* [EXERCISE]
Reproduce the material below line by line, beginning with its first line and ending with the line that contains "import plotly.graph_objects as go"; leave out pictures.

-- start RECORDED INFORMATION --

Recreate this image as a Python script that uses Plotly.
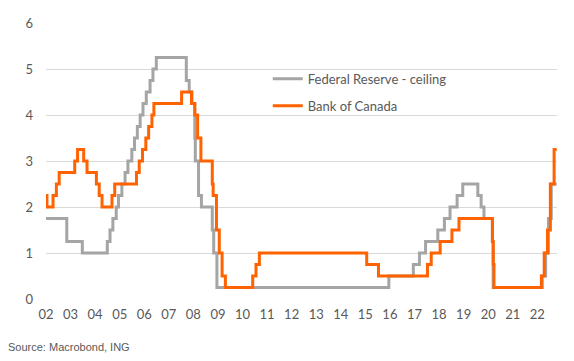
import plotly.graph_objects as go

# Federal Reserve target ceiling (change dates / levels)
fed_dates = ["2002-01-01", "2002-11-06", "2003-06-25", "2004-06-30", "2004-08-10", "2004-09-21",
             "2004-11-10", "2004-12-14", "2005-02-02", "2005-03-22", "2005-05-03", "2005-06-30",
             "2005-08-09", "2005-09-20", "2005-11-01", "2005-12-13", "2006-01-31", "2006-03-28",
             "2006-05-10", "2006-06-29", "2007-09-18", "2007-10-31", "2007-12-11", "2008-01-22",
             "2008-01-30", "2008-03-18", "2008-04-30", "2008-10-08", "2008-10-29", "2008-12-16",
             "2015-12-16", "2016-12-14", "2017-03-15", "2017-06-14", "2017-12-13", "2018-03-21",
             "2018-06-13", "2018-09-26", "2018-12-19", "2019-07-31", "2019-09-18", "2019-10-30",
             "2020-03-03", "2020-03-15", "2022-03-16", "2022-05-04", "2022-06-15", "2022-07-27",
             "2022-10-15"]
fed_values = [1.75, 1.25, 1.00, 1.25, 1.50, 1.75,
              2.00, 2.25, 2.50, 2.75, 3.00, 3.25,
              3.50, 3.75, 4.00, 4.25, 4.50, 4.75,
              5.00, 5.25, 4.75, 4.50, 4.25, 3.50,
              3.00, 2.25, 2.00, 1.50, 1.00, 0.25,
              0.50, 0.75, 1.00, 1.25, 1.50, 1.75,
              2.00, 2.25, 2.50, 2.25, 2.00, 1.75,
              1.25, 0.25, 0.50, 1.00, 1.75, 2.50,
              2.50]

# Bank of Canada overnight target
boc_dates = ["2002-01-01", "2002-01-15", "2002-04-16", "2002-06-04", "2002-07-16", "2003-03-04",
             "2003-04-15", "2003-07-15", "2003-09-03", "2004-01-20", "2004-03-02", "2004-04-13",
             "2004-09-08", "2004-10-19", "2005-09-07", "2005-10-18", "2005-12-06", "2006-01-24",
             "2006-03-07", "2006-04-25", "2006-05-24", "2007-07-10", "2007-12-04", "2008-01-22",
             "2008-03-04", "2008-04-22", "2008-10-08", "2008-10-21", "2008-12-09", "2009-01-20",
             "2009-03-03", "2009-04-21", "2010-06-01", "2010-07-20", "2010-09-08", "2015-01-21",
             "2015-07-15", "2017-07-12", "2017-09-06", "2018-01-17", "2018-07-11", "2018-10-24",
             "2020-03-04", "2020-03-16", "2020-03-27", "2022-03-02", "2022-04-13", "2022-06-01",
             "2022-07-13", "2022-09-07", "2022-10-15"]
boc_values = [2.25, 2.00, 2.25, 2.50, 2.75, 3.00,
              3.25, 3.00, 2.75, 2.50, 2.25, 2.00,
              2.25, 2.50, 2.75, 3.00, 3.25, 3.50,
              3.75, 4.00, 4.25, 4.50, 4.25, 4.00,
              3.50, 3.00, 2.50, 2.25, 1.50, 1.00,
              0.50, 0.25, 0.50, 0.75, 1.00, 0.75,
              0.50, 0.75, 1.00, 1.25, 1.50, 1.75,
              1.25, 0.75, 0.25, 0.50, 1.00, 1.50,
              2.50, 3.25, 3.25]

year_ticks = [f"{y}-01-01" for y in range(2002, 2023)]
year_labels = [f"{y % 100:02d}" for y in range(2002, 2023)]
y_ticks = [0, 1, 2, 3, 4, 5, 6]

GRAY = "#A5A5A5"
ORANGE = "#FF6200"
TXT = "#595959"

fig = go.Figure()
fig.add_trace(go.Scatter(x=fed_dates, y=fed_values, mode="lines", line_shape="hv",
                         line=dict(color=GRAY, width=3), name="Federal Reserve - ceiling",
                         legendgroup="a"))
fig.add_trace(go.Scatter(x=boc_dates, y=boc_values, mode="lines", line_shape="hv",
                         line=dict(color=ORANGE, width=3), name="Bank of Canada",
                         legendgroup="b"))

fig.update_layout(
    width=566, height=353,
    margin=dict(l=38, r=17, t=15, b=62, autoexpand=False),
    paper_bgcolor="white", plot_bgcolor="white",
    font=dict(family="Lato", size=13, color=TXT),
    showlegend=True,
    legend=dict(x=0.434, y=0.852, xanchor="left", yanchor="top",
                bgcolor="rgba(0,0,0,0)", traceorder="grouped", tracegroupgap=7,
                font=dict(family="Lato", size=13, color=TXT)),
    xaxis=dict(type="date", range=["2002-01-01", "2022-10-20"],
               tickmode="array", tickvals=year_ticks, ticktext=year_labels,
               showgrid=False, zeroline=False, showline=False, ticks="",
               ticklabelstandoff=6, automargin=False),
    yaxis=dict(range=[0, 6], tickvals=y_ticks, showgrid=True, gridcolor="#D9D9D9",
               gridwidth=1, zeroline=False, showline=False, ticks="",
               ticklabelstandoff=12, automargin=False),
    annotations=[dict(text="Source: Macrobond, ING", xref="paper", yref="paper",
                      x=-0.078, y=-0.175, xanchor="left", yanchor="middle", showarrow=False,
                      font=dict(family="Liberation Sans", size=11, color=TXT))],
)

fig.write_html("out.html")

-- end RECORDED INFORMATION --

* [THE RESPONSE]
Recreate this image as a Python script that uses Plotly.
import plotly.graph_objects as go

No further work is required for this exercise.